Depois do acidente de Julho, as condições de segurança da refinaria da Petrogal em Leça da Palmeira voltaram a ser tema quente. Mais ainda depois do relatório divulgado pelo ministro do ambiente, que detectou graves carências de segurança. Neste fim-de-semana o Expresso anunciava a possibilidade da refinaria vir a ser desmantelada, de acordo com “fontes bem informadas” situadas algures no gabinete do primeiro-ministro.
Quando a notícia saiu das páginas dos jornais e veio para a praça pública, para os comentários das “forças vivas” interessadas no assunto, intrigante foi observar como muita imprensa teve a reacção espontânea de entrevistar delegados sindicais da refinaria.
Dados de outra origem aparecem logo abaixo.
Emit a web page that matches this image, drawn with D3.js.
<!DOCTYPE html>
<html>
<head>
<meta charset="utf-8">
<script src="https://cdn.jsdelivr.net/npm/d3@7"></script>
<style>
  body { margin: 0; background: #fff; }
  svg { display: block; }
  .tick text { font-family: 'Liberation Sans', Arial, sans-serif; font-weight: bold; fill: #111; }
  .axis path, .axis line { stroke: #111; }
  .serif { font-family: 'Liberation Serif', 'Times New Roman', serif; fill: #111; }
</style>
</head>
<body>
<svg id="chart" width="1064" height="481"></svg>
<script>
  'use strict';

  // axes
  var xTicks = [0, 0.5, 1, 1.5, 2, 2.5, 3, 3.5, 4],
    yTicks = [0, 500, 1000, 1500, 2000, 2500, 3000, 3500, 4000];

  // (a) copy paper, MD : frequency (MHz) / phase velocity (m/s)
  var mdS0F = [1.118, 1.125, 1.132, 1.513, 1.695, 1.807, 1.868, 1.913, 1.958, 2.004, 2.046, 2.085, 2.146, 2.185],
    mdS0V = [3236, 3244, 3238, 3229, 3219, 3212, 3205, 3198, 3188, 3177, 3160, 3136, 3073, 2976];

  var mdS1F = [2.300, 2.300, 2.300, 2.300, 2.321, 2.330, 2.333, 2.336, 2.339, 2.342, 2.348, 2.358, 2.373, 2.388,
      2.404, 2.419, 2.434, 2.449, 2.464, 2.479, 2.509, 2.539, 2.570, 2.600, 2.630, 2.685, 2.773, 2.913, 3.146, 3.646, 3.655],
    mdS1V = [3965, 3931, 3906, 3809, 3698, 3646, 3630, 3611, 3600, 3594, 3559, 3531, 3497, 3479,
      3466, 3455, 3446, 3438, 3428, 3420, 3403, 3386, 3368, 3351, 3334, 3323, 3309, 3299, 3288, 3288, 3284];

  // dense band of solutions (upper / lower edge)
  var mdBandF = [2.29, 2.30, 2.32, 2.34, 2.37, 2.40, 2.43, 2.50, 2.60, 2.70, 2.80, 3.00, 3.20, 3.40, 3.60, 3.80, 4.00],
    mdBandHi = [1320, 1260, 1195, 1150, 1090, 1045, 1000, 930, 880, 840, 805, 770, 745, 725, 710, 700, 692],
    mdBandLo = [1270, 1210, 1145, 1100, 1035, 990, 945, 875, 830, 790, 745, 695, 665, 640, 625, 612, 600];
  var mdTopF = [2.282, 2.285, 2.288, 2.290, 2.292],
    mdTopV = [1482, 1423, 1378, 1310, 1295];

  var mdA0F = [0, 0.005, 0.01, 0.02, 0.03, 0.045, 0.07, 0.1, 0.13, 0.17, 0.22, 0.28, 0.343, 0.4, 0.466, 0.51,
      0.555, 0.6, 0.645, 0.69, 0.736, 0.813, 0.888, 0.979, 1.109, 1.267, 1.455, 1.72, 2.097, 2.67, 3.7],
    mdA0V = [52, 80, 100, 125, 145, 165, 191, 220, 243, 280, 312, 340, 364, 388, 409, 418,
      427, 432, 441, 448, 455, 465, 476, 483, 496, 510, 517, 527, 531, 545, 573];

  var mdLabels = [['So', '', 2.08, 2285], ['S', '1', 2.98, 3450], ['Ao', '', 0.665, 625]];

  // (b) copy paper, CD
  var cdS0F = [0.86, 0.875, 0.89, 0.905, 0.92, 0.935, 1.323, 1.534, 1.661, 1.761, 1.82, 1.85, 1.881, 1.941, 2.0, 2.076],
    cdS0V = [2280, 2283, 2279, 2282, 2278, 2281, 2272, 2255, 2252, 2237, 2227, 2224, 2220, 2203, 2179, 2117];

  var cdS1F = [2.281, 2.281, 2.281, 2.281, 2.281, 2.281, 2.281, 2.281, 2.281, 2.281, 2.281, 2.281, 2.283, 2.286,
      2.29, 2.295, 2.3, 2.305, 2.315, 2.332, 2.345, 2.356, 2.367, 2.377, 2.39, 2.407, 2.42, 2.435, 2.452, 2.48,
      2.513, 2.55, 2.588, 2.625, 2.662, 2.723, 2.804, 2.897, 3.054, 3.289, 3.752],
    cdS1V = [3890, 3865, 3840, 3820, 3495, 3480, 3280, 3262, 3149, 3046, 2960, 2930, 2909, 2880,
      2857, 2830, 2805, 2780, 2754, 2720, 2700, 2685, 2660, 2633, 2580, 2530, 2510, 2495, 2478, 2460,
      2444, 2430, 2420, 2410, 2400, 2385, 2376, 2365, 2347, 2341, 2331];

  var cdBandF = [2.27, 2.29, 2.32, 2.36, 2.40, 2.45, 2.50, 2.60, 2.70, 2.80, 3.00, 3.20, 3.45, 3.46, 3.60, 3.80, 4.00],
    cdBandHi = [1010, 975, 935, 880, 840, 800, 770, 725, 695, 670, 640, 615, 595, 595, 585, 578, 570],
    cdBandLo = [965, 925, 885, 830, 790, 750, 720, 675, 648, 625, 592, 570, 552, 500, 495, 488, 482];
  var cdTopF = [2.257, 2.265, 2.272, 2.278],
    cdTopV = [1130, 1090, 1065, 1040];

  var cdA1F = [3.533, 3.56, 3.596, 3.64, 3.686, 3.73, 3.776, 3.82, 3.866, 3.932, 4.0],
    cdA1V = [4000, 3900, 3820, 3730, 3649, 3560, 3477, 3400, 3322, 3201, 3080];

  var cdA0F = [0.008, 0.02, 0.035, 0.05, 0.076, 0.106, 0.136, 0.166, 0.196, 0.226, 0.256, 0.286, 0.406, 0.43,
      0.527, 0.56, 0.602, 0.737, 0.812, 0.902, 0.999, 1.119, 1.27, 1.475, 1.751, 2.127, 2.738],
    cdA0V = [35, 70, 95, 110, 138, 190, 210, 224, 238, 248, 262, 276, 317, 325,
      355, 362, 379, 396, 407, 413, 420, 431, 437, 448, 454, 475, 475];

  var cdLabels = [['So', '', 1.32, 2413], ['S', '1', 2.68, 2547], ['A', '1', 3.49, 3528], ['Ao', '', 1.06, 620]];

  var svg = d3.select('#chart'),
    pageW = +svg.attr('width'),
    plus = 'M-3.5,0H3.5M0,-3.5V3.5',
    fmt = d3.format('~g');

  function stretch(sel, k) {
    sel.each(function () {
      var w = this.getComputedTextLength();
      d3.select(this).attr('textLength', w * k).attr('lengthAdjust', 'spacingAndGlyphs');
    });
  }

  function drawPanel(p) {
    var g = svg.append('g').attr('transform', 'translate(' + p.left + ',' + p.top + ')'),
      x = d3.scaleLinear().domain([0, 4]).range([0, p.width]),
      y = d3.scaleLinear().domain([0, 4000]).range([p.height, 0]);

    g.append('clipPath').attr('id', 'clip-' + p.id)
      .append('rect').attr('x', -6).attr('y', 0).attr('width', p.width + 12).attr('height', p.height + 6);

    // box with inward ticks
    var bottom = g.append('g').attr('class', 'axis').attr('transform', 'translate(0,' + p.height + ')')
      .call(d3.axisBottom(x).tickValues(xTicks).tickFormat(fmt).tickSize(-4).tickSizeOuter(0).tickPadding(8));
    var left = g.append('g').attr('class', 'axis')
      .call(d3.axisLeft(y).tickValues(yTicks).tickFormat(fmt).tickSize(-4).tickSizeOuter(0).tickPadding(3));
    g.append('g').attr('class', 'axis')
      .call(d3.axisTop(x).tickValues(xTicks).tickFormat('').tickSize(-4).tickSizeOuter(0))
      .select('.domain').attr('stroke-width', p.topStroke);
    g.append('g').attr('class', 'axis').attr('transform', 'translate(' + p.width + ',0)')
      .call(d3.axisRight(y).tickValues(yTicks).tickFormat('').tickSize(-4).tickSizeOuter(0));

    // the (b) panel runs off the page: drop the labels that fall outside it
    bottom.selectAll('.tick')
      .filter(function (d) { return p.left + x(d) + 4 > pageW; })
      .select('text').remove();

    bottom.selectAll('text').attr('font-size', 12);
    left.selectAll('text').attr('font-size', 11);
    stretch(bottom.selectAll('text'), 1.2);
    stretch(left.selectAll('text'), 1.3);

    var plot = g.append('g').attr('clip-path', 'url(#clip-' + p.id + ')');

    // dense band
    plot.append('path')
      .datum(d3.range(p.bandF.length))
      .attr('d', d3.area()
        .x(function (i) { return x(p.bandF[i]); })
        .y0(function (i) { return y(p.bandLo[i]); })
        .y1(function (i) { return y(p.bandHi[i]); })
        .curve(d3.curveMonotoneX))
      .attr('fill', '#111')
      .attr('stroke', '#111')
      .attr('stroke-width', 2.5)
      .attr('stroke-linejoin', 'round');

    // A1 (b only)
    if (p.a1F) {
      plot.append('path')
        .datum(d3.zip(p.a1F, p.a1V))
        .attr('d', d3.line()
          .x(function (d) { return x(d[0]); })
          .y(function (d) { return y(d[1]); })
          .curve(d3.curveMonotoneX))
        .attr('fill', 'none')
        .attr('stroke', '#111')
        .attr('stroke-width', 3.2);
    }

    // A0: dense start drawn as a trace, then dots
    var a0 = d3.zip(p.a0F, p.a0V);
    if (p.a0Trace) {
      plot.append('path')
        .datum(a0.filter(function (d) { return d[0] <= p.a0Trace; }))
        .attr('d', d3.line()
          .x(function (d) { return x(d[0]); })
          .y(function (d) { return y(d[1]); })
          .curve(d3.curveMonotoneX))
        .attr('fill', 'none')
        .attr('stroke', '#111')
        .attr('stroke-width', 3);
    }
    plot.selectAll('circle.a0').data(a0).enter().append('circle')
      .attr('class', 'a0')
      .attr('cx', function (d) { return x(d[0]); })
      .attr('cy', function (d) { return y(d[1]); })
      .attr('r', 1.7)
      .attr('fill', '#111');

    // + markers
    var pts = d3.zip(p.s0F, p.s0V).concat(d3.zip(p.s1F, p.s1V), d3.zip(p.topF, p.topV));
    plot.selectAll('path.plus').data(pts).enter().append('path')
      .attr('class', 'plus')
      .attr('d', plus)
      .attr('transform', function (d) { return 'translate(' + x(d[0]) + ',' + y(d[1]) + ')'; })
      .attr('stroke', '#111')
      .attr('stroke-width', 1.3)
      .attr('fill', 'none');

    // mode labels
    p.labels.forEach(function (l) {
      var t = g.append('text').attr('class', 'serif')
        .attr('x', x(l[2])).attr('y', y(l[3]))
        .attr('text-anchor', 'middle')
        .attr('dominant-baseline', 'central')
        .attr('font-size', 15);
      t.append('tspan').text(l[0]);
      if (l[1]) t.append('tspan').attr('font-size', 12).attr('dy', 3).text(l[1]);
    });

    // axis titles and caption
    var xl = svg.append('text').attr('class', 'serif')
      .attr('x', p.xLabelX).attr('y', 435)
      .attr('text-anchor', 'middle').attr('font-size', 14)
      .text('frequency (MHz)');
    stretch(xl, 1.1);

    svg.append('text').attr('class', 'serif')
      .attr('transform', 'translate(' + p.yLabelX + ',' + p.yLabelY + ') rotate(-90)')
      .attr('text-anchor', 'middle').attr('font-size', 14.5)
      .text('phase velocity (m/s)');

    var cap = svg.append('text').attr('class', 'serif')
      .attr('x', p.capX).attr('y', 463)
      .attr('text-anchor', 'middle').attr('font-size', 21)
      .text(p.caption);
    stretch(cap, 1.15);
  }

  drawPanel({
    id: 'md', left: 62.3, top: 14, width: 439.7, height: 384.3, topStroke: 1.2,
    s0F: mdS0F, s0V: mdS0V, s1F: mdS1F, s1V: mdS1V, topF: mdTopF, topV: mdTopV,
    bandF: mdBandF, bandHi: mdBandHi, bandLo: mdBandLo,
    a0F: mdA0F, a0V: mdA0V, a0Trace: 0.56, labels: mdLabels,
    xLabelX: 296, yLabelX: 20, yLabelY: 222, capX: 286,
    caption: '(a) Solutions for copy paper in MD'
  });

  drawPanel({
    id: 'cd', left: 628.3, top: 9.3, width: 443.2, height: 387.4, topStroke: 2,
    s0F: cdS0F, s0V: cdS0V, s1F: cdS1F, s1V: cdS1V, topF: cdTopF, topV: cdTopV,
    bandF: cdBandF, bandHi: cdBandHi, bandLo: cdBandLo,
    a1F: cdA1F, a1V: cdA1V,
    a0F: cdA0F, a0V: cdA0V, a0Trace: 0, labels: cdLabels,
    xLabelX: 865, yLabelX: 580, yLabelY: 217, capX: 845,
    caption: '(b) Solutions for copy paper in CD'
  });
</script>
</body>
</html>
Em vez de se auscultar a “douta opinião” do falido edil da autarquia onde a refinaria está localizada, a preocupação foi logo trazer à superfície os interesses dos seiscentos trabalhadores que poderão vir para o desemprego caso o encerramento da refinaria se confirme.
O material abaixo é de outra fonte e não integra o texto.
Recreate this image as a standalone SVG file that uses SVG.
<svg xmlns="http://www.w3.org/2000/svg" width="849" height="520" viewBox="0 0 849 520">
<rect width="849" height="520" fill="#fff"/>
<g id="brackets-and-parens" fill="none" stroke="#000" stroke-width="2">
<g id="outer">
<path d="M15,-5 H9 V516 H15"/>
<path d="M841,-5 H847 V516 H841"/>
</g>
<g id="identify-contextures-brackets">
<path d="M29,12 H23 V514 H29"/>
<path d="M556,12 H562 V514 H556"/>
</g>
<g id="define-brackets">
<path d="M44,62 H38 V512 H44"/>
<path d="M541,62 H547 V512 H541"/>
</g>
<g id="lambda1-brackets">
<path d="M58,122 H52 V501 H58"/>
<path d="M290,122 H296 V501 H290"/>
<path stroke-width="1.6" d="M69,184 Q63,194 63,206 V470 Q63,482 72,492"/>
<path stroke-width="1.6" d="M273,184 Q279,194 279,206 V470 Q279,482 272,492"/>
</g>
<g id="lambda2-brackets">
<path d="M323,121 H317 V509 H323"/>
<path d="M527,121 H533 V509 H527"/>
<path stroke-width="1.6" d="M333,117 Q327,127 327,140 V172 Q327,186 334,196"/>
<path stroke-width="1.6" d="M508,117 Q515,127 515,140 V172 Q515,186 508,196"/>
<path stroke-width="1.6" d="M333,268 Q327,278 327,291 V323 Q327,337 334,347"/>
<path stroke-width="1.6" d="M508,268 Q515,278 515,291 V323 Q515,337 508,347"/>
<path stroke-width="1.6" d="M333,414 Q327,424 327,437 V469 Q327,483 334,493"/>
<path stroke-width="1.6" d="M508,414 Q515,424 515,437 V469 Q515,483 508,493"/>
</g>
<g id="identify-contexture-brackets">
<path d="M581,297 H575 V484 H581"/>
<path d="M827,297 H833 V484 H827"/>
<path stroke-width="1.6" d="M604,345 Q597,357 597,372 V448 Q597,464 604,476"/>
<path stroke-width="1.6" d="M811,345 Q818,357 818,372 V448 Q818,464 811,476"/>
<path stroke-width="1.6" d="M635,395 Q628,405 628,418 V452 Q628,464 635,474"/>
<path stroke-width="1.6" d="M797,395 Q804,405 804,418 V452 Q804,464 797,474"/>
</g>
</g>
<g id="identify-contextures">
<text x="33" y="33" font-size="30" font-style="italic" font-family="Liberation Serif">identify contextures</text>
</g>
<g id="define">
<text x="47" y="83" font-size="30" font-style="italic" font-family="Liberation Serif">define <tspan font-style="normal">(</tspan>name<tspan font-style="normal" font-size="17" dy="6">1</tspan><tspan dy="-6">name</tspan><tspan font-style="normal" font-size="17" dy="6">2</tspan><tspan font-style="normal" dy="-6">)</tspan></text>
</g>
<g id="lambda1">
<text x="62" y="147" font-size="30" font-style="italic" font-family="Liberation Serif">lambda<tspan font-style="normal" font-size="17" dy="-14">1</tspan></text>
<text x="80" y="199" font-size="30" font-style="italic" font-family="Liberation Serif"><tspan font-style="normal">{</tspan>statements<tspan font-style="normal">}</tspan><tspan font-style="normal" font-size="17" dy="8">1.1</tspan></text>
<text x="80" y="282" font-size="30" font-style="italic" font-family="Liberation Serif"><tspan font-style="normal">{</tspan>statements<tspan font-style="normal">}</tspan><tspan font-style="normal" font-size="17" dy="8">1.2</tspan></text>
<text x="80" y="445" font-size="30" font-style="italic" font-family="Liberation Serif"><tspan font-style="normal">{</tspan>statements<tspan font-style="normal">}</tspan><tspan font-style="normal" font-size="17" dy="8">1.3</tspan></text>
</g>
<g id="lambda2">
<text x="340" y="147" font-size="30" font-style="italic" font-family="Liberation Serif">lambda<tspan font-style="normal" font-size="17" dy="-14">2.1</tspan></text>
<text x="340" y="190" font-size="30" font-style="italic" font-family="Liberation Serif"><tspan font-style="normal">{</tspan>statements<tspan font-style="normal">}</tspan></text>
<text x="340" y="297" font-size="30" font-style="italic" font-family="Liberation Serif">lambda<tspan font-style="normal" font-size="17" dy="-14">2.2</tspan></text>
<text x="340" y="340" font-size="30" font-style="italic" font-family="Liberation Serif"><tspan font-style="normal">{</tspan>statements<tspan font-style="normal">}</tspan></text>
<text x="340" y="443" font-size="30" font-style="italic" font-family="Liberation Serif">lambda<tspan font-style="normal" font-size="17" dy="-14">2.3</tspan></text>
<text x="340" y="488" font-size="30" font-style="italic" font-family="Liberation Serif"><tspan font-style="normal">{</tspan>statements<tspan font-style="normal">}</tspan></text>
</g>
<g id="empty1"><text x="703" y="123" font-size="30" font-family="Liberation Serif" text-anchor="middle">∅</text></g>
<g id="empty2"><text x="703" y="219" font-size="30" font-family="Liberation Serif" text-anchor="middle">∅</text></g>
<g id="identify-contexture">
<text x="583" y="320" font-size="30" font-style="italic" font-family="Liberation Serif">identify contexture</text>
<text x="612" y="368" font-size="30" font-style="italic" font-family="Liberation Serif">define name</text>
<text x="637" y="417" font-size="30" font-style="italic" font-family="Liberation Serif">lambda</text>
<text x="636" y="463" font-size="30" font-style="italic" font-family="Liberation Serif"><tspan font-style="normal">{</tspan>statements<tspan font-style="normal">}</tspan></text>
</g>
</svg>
Há certas pessoas que têm graves problemas de ordenação numérica. Era bom que voltassem aos bancos da escola. Para a necessária reciclagem que lhes permitisse recordar que a dezena de milhar é uma grandeza numérica bem mais importante do que seiscentos. A partir do momento em que a diferença de grandeza dos dois números fosse novamente compreendida, seria então mais fácil perceber que defender os interesses e vidas das dezenas de milhares de pessoas que vivem nas redondezas da refinaria é a prioridade – muito mais prioritário do que o destino de seiscentos postos de trabalho. Mesmo para os que têm uma dose elevada de “consciência social”, não acredito que possam colocar os trabalhadores da refinaria acima dos interesses da população local, obrigada há décadas a viver com a espada oscilando em cima da sua cabeça devido aos riscos de acidente que existem pela vizinhança da refinaria. Se o fizerem entram em contradição com a apregoada “consciência social”: será que os trabalhadores da refinaria são cidadãos de primeira, e as pessoas que residem à volta da refinaria são de segunda?
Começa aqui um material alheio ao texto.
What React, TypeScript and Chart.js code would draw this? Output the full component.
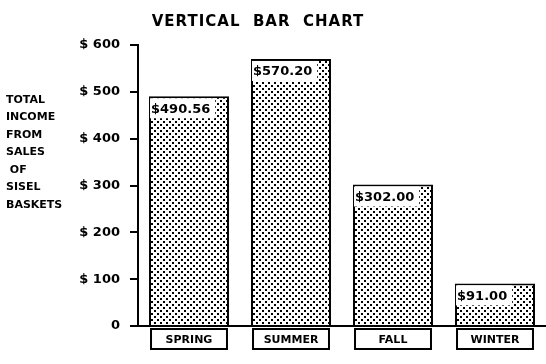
import React, { useEffect, useRef } from "react";
import { Chart, registerables } from "chart.js";

Chart.register(...registerables);

const chartTitle = "VERTICAL  BAR  CHART";
const seasons = ["SPRING", "SUMMER", "FALL", "WINTER"];
const income = [490.56, 570.2, 302.0, 91.0];
const valueLabels = ["$490.56", "$570.20", "$302.00", "$91.00"];
const yTitleLines = ["TOTAL", "INCOME", "FROM", "SALES", " OF", "SISEL", "BASKETS"];
const yMax = 600;
const yStep = 100;

const FONT = "'DejaVu Sans', sans-serif";

function makePattern(): CanvasPattern | string {
  const c = document.createElement("canvas");
  c.width = 6;
  c.height = 6;
  const g = c.getContext("2d");
  if (!g) return "#bbb";
  g.fillStyle = "#fff";
  g.fillRect(0, 0, 6, 6);
  g.fillStyle = "#000";
  g.fillRect(1, 1, 2, 2);
  g.fillRect(4, 4, 2, 2);
  const p = g.createPattern(c, "repeat");
  return p || "#bbb";
}

const decorPlugin = {
  id: "decor",
  afterDraw(chart: any) {
    const ctx = chart.ctx as CanvasRenderingContext2D;
    const meta = chart.getDatasetMeta(0);
    ctx.save();
    // title
    ctx.fillStyle = "#000";
    ctx.font = `bold 15px ${FONT}`;
    ctx.textAlign = "center";
    ctx.textBaseline = "middle";
    (ctx as any).letterSpacing = "1px";
    ctx.fillText(chartTitle, 258, 22);
    (ctx as any).letterSpacing = "0px";
    // y title lines
    ctx.font = `bold 11px ${FONT}`;
    ctx.textAlign = "left";
    yTitleLines.forEach((t, i) => {
      ctx.fillText(t, 6, 100 + i * 17.5);
    });
    // value labels and category boxes
    meta.data.forEach((bar: any, i: number) => {
      const left = bar.x - bar.width / 2;
      const right = bar.x + bar.width / 2;
      ctx.font = `bold 13px ${FONT}`;
      const w = ctx.measureText(valueLabels[i]).width;
      ctx.fillStyle = "#fff";
      ctx.fillRect(left + 1, bar.y + 2, Math.min(w + 6, bar.width - 2), 20);
      ctx.fillStyle = "#000";
      ctx.textAlign = "left";
      ctx.fillText(valueLabels[i], left + 2, bar.y + 13);
      // category box
      const top = chart.chartArea.bottom + 3;
      ctx.strokeStyle = "#000";
      ctx.lineWidth = 2;
      ctx.strokeRect(left + 2, top, right - left - 4, 20);
      ctx.font = `bold 11px ${FONT}`;
      ctx.textAlign = "center";
      ctx.fillText(seasons[i], bar.x, top + 11);
    });
    ctx.restore();
  },
};

export default function App() {
  const ref = useRef<HTMLCanvasElement | null>(null);
  useEffect(() => {
    if (!ref.current) return;
    const chart = new Chart(ref.current, {
      type: "bar",
      data: {
        labels: seasons,
        datasets: [
          {
            data: income,
            backgroundColor: makePattern() as any,
            borderColor: "#000",
            borderWidth: 2,
            barPercentage: 0.8,
            categoryPercentage: 0.98,
          },
        ],
      },
      options: {
        responsive: false,
        animation: false,
        layout: { padding: { top: 45, bottom: 38, left: 0, right: 0 } },
        plugins: {
          legend: { display: false },
          tooltip: { enabled: false },
          title: { display: false },
        },
        scales: {
          x: {
            grid: { display: false },
            ticks: { display: false },
            border: { display: true, color: "#000", width: 2 },
            afterFit: (s: any) => {
              s.height = 0;
            },
          },
          y: {
            min: 0,
            max: yMax,
            ticks: {
              stepSize: yStep,
              color: "#000",
              padding: 10,
              font: { family: FONT, size: 13, weight: "bold" },
              callback: (v: any) => (Number(v) === 0 ? "0" : "$ " + v),
            },
            grid: {
              drawOnChartArea: false,
              drawTicks: true,
              tickLength: 8,
              color: "#000",
              lineWidth: 2,
            },
            border: { display: true, color: "#000", width: 2 },
            afterFit: (s: any) => {
              s.width = 138;
            },
          },
        },
      },
      plugins: [decorPlugin],
    });
    return () => chart.destroy();
  }, []);
  return (
    <div style={{ position: "fixed", left: 0, top: 0, width: 546, height: 364, background: "#fff" }}>
      <canvas ref={ref} width={546} height={364} />
    </div>
  );
}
Estas pessoas – sindicalistas e muitos jornalistas – têm uma visão estranha do fenómeno das maiorias que está na base de uma governação democrática. Ao mostrarem tanta preocupação pelos empregos de seiscentas pessoas, esquecem-se do risco de vida que correm as dezenas de milhar que vivem cercadas pela refinaria. As seiscentas pessoas que podem perder os seus empregos parecem mais determinantes para a tomada de decisão. Mais ainda do que as vidas de dezenas de milhar de pessoas que podem, a qualquer momento, sofrer o sobressalto de um acidente com consequências imprevisíveis. Não é legítimo que esta ameaça paire constantemente sobre a segurança de tantas pessoas. Sobretudo quando muitas delas compraram casa nas imediações com a promessa (incumprida) de que a refinaria seria desmantelada logo que a zona residencial envolvente fosse terminada.
Estas são as pessoas que agora arranjam pretextos para não fechar a refinaria. Quem sabe porque vivem a mais de trezentos quilómetros de distância, e porque na área onde residem não há o mesmo tipo de ameaça. E são as mesmas pessoas que, se acontecesse um acidente trágico, não hesitariam em aparecer na linha da frente das críticas dirigidas ao governo por não ter ainda fechado a refinaria.
O episódio serviu para me deliciar com um camarada do PCP. Nunca tinha visto nenhum camarada a defender com afinco uma empresa, afinal o símbolo do pérfido capitalismo que eles tanto execram. No afã de mostrar argumentos contra o encerramento da refinaria (por se achar na obrigação de defender os interesses dos tais seiscentos trabalhadores que têm o desemprego como solução, ou apenas pela necessidade de contrariar a intenção do governo), o comunista de serviço dissertou sobre as vantagens estratégicas da refinaria naquele local. A administração da Galp não contava, nem por sonhos, ter um aliado deste calibre!